Exercise prompt:
Images are not part of the copy; transcribe all the data exactly.

Material provided:
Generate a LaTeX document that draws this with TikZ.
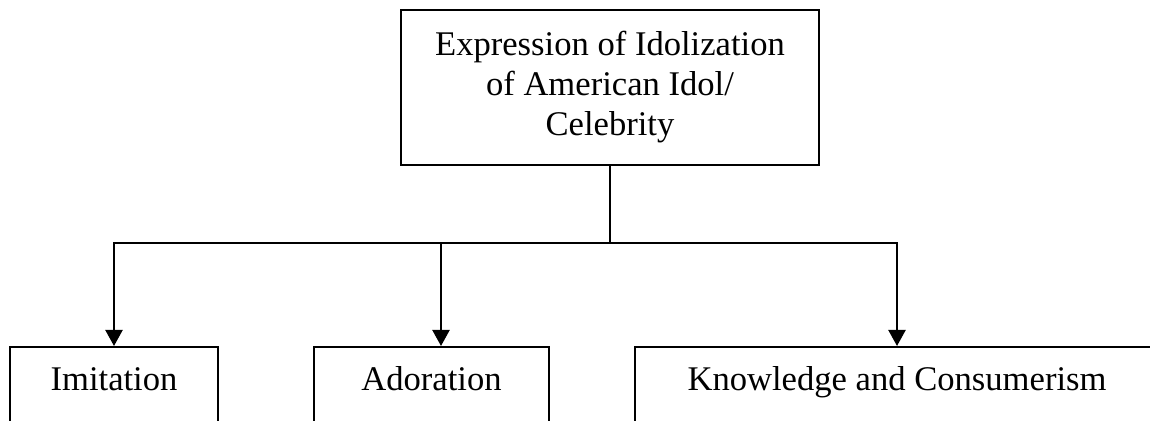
\documentclass[tikz,border=0pt]{standalone}
\usepackage{fontspec}
\setmainfont{Liberation Serif}
\usepackage{tikz}
\usetikzlibrary{
  calc
  , arrows.meta
}

\begin{document}
\begin{tikzpicture}[x=0.5pt, y=-0.5pt]
      \tikzstyle{box template}=[draw=black, line width=0.8pt, align=center,
          font=\fontsize{17.3pt}{20pt}\selectfont];
      \tikzstyle{leaf template}=[box template, anchor=north, text height=12pt,
          text depth=30pt, inner ysep=10pt];
      \tikzstyle{branch}=[line width=1.1pt, -{Triangle[length=8pt, width=8.5pt]}];

      \clip (0, 0) rectangle (1150, 421);

      \node [box template, minimum width=209pt, minimum height=77.5pt]
        (idol) at (610, 87.5) {Expression of Idolization\\ of American Idol/\\ Celebrity};

      % ------
      \node [leaf template, minimum width=104pt] (imitation) at (114, 346) {Imitation};
      \node [leaf template, minimum width=117.5pt] (adoration) at (431.5, 346) {Adoration};
      \node [leaf template, minimum width=262pt] (knowledge) at (897, 346) {Knowledge and Consumerism};

      \coordinate (fork) at (610, 243);
      \draw [line width=0.8pt] (idol.south) -- (fork);
      \draw [branch] (fork) -| (imitation.north);
      \draw [branch] (fork) -| ([xshift=4.75pt] adoration.north);
      \draw [branch] (fork) -| (knowledge.north);

    \end{tikzpicture}
\end{document}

Task output:
Generate a LaTeX document that draws this with TikZ.
\documentclass[tikz,border=0pt]{standalone}
\usepackage{fontspec}
\setmainfont{Liberation Serif}
\usepackage{tikz}
\usetikzlibrary{
  calc
  , arrows.meta
}

\begin{document}
\begin{tikzpicture}[x=0.5pt, y=-0.5pt]
      \tikzstyle{box template}=[draw=black, line width=0.8pt, align=center,
          font=\fontsize{17.3pt}{20pt}\selectfont];
      \tikzstyle{leaf template}=[box template, anchor=north, text height=12pt,
          text depth=30pt, inner ysep=10pt];
      \tikzstyle{branch}=[line width=1.1pt, -{Triangle[length=8pt, width=8.5pt]}];

      \clip (0, 0) rectangle (1150, 421);

      \node [box template, minimum width=209pt, minimum height=77.5pt]
        (idol) at (610, 87.5) {Expression of Idolization\\ of American Idol/\\ Celebrity};

      % ------
      \node [leaf template, minimum width=104pt] (imitation) at (114, 346) {Imitation};
      \node [leaf template, minimum width=117.5pt] (adoration) at (431.5, 346) {Adoration};
      \node [leaf template, minimum width=262pt] (knowledge) at (897, 346) {Knowledge and Consumerism};

      \coordinate (fork) at (610, 243);
      \draw [line width=0.8pt] (idol.south) -- (fork);
      \draw [branch] (fork) -| (imitation.north);
      \draw [branch] (fork) -| ([xshift=4.75pt] adoration.north);
      \draw [branch] (fork) -| (knowledge.north);

    \end{tikzpicture}
\end{document}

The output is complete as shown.